A NSW judge has called for the “lazy and perhaps politically ­expedient” referrals of baseless rape accusations to the court to stop after the case of a man who spent eight months on remand in jail and faced a jury trial despite never committing a crime.

The “deep level of concern” over the abrogation of the prosecutor’s duty to interrogate complainants’ allegations – raising the risk of false convictions – has been exposed in a NSW District Court case in which a man faced trial despite clear evidence the sex he had with the alleged victim was consensual.

What follows is a story that Australians have become all-too familiar with in recent years.

The woman had alleged the man sexually assaulted her, ­because she was so drunk she had a blackout and could not ­remember the events, despite it being clear she had “enthusiastically participated” in sex and consent was obtained every step of the way.

The man spent eight months in prison before eventually being granted bail and then acquitted by a jury on December 4.

He can thank his lucky stars. Because the jury was never allowed to know the following, one would think pertinent, information:

In an application for a costs certificate following the trial, it was revealed the complainant had made five virtually identical allegations against other men.

Why wasn’t the jury told this vital information? Because decades of “progressive” legal activism have eroded, in cases of rape, the sort of basic legal protections defendants have long been afforded.

But a much-criticised piece of NSW legislation that fails to provide exceptions to admit tendency evidence relating to prior sexual history largely prevented the jury from knowing about the pattern of accusation […]

During the trial, the complainant’s history of accusing men of rape in similar circumstances was largely not allowed into evidence due to section 294CB of the Evidence Act in NSW, which forbids tendency evidence that goes to a complainant’s sexual history from being placed before a jury.

Unlike in other states, the NSW legislation has no exception provision.

Like so many injustices, this blatantly unfair law was enacted supposedly in the name of “justice for women”.

Had the jury known, the accused would have been “acquitted within minutes”, according to District Court judge Robert Newlinds […]

“This must stop.
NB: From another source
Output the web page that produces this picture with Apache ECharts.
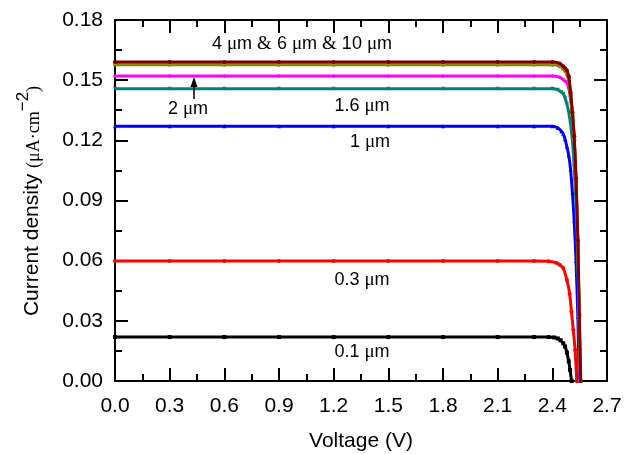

Justice has not been served and will not be served by repeated cases being ­prosecuted based on obviously flawed evidence.”

The Australian

Except, as it turns out, the DPP has no intention of grinding her activist axe.

The Office of the DPP in NSW is prosecuting another man in a sexual assault case brought by the woman at the centre of a judicial scandal that has pitted a District Court judge against the state’s Director of Public Prosecutions.

The new case is the sixth sexual-assault prosecution brought by the NSW Office of the DPP involving the same complainant, which has sparked concern within the judiciary at prosecutors’ alleged failure to rationally interrogate victims’ claims and the inability of juries to know when alleged victims have made multiple allegations against a string of men.

The Australian

Sounds like the DPP isn’t the only person who refuses to learn from her mistakes.